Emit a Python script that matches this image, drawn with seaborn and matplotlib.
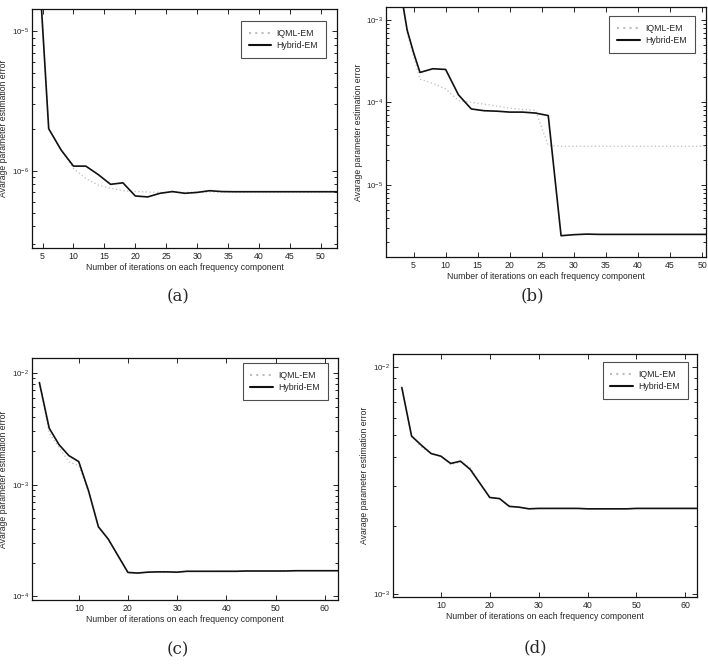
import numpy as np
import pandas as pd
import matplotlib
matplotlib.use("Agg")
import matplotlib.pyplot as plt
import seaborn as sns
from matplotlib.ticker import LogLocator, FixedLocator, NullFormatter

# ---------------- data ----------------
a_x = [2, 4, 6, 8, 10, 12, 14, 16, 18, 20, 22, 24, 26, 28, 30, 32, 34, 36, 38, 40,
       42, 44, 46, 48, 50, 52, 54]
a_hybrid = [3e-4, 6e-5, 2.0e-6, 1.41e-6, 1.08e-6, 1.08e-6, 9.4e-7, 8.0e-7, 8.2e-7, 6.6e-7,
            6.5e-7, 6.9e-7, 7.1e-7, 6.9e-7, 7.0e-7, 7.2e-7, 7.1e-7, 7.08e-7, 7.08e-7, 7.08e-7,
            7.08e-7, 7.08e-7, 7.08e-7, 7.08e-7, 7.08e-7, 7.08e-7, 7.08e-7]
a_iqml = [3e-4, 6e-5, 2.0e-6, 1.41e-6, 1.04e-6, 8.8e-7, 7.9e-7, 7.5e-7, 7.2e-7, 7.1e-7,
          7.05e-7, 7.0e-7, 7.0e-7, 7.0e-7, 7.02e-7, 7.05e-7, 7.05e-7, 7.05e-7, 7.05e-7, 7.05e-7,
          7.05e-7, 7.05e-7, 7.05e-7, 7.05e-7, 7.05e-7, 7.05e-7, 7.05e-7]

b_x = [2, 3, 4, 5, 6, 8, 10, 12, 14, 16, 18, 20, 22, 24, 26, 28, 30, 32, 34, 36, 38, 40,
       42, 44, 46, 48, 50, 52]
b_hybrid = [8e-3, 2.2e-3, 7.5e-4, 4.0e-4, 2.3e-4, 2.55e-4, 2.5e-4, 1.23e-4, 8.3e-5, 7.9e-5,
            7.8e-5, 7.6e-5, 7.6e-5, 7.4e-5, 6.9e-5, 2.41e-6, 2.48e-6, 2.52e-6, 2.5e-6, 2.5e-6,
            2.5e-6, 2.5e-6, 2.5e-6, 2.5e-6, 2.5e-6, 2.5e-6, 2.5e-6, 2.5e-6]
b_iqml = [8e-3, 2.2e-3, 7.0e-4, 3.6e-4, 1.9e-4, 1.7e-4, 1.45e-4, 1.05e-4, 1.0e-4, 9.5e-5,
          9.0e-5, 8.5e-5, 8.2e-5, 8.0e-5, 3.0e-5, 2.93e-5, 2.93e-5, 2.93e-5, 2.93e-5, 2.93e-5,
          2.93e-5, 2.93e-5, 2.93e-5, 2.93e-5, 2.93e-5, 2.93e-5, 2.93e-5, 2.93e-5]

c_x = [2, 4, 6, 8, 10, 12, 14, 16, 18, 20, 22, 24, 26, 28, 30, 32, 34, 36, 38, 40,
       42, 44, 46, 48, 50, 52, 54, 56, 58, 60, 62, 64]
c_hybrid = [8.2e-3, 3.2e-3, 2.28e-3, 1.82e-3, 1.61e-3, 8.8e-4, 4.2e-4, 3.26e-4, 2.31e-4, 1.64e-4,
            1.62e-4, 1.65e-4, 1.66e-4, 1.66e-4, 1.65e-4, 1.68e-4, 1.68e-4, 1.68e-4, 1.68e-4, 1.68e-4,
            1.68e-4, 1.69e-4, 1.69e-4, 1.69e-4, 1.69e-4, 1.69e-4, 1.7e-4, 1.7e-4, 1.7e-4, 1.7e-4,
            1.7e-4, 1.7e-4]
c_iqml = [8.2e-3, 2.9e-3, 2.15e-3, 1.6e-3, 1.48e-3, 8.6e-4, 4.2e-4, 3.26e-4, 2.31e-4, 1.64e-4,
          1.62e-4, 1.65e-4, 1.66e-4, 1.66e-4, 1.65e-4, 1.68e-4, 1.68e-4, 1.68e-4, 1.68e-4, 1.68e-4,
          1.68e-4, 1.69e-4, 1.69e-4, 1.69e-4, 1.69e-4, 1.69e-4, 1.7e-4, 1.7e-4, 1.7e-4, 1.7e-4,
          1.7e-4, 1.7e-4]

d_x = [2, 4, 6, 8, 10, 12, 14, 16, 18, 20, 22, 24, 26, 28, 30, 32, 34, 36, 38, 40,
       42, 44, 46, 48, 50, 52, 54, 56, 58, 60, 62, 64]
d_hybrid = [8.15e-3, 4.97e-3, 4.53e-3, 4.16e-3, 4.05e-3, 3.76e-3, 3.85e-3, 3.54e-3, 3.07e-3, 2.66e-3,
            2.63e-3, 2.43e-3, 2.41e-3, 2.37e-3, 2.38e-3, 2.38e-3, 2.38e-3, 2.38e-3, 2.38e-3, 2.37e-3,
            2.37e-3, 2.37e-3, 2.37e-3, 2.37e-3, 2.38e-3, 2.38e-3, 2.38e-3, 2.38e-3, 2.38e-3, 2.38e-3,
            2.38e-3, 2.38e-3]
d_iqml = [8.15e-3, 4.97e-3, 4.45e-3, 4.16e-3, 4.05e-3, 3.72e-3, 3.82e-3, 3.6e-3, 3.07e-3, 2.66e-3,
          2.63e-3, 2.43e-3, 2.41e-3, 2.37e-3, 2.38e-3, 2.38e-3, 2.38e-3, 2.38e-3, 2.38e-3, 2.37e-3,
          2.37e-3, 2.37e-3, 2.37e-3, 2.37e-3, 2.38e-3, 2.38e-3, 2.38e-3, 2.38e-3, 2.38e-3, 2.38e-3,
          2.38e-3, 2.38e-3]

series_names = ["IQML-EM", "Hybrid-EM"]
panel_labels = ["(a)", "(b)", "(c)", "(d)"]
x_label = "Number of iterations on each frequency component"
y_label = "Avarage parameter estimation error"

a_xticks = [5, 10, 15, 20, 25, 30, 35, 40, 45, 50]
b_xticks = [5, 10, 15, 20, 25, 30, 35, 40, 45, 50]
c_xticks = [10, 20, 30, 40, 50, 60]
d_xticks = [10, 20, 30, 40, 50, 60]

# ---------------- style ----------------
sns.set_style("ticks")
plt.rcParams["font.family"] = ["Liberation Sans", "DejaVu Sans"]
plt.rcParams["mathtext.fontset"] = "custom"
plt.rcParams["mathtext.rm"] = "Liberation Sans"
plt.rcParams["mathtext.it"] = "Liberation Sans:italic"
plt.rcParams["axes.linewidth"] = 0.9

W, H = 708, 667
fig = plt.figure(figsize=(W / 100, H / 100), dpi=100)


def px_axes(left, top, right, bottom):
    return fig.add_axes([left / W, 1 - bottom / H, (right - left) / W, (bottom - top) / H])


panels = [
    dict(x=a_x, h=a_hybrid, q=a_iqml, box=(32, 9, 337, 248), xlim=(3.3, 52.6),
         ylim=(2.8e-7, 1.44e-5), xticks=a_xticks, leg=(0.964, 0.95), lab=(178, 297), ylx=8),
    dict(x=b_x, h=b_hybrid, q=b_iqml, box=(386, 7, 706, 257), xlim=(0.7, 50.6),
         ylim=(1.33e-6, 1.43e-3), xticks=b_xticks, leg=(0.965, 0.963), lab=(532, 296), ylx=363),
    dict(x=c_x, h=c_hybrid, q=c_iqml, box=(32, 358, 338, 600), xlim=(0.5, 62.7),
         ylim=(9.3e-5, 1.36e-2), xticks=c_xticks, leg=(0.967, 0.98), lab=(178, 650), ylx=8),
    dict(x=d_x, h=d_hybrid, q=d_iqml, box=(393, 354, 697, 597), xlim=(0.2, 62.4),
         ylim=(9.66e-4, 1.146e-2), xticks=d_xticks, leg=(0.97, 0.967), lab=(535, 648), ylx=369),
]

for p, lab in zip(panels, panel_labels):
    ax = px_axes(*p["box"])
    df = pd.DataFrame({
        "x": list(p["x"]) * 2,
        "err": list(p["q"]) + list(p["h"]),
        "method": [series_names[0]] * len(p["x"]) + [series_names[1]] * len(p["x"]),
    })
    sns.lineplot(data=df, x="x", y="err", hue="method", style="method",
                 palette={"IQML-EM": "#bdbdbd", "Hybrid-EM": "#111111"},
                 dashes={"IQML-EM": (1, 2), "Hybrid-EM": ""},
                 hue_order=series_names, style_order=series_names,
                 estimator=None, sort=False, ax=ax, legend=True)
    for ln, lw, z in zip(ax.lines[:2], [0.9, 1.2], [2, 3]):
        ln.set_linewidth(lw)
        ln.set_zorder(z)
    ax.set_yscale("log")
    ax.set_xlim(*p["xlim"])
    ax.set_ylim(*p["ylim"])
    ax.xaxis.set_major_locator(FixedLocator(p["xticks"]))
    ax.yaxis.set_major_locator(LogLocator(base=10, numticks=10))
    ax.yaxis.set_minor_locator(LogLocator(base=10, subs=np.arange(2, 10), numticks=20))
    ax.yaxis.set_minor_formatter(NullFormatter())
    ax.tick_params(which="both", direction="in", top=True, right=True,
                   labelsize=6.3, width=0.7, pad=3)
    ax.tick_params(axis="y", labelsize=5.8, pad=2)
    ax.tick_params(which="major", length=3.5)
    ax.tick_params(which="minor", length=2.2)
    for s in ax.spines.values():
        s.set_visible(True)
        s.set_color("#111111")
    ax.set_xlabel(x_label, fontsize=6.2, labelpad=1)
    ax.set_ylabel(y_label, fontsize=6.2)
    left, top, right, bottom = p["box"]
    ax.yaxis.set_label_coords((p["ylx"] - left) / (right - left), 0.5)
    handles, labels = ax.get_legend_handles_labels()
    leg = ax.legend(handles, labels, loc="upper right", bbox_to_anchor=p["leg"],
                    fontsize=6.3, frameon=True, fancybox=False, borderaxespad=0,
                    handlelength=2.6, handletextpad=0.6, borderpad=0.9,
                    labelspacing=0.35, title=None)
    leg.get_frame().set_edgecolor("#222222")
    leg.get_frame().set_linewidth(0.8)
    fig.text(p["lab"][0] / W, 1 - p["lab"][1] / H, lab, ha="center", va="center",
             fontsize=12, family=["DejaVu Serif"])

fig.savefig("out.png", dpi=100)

**Short exercise:**
From the first line of the material down to the line containing "from matplotlib.ticker import", inclusive, return each line exactly, skipping any picture.

**Result for this task:**
Emit a Python script that matches this image, drawn with seaborn and matplotlib.
import numpy as np
import pandas as pd
import matplotlib
matplotlib.use("Agg")
import matplotlib.pyplot as plt
import seaborn as sns
from matplotlib.ticker import LogLocator, FixedLocator, NullFormatter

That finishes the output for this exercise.